Bookbinding Now

Susan Mills has started an audio interview project called Bookbinding Now. She interviewed me last week, and we talked for about fifteen minutes about book conservation, my background, and tools. I have to confess I haven’t listened to it, since hearing the sound of my own recorded voice makes me cringe.  But apart from Susan and myself, I encourage everyone else to check it out.

Tearing Very Thin Tissue Strips

There are many techniques to make thin strips of tissue, useful for paper repairs between lines of text or even between letters on a page.  One relatively easy method I’ve been using involves modifying a standard ‘2a’ jewelers tweezers. I find Dumont, Swiss made, to be of superior quality.  It is a fairly easy way to get long, parallel strips, or intricately curved parallel strips.

The tips are reshaped, either by filing or abrasives, made round,  thinner and can be sharpened.  A sharper tip will cut through more fibers, with less of a feathered edge.  A more rounded tip will create a larger feathered edge.  Tweezers are made from unhardened steel, so they are easy to reshape.
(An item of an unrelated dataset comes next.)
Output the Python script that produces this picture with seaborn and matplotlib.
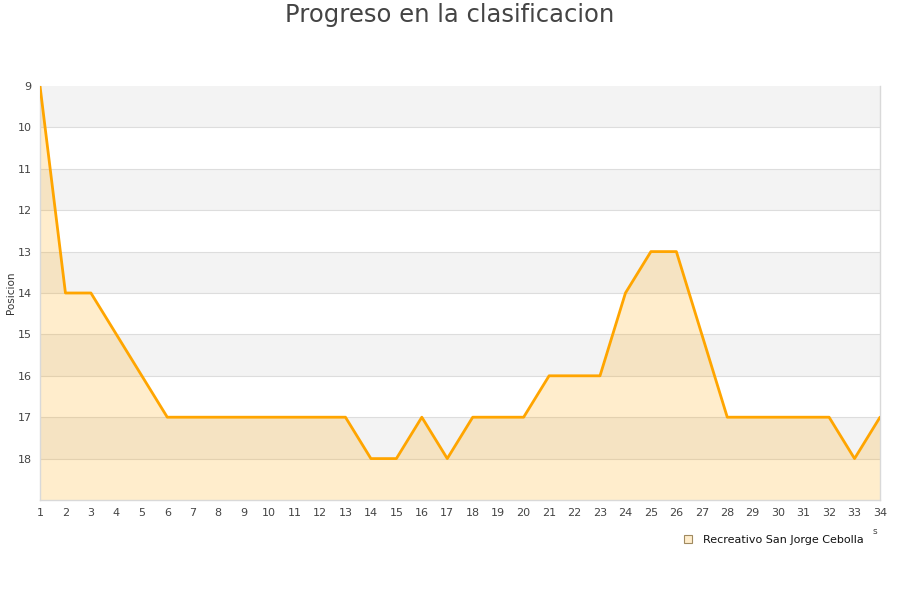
import matplotlib
matplotlib.use("Agg")
import matplotlib.pyplot as plt
import seaborn as sns
import pandas as pd
from matplotlib.lines import Line2D

jornadas = list(range(1, 35))
posiciones = [9, 14, 14, 15, 16, 17, 17, 17, 17, 17, 17, 17, 17, 18, 18, 17, 18, 17, 17, 17,
              16, 16, 16, 14, 13, 13, 15, 17, 17, 17, 17, 17, 18, 17]
equipo = "Recreativo San Jorge Cebolla"
y_ticks = list(range(9, 19))

df = pd.DataFrame({"Jornada": jornadas, "Posicion": posiciones})

sns.set_theme(style="white")
plt.rcParams['font.family'] = ['DejaVu Sans']

fig = plt.figure(figsize=(9, 6), dpi=100)
ax = fig.add_axes([40/900, 1-500/600, 840/900, 414/600])

# alternating bands
for i, y in enumerate(range(9, 19)):
    if i % 2 == 0:
        ax.axhspan(y, y + 1, color="#f3f3f3", zorder=0, lw=0)

sns.lineplot(data=df, x="Jornada", y="Posicion", color="#ffa500", lw=2, ax=ax, zorder=3)
ax.fill_between(df["Jornada"], df["Posicion"], 19, color="#ffa500", alpha=0.2, lw=0, zorder=2)

ax.set_xlim(1, 34)
ax.set_ylim(19, 9)
ax.set_yticks(y_ticks)
ax.set_xticks(jornadas)
for y in range(10, 19):
    ax.axhline(y, color="#dddddd", lw=0.8, zorder=1)

ax.tick_params(axis="both", labelsize=8, colors="#444444", length=0, pad=6)
ax.set_xlabel("")
ax.set_ylabel("")
fig.text(11/900, 1-293/600, "Posicion", fontsize=7.5, color="#333333", rotation=90,
         ha="center", va="center")
for s in ax.spines.values():
    s.set_color("#d9d9d9")
    s.set_linewidth(1)
ax.spines["top"].set_visible(False)

fig.text(0.5, 1-15/600, "Progreso en la clasificacion", fontsize=17.5, color="#444444",
         ha="center", va="center")

fig.text(875/900, 1-532/600, "s", fontsize=6.5, color="#444444", ha="center", va="center")

handle = Line2D([0], [0], marker="s", linestyle="none", markersize=6,
                markerfacecolor="#ffedcc", markeredgecolor="#a08a60", markeredgewidth=0.8)
fig.legend([handle], [equipo], loc="center right", bbox_to_anchor=(868/900, 1-540/600),
           frameon=False, fontsize=8, handletextpad=0.3, borderaxespad=0, labelcolor="#111111")

fig.savefig("out.png", dpi=100)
The number of fibers cut through can also be controlled by the amount of pressure when scoring, and by the hardness of the material that the tissue is scored on.

The width of the lines scored can be easily adjusted by using holding your index finger in between the blades.  Someday I will thread a screw through one of the blade arms, to allow an even more precise adjustment.  But even as it is, it is possible to score strips as thin as .5 mm, and scoring both sides of the repair halves the amount of time spent scoring.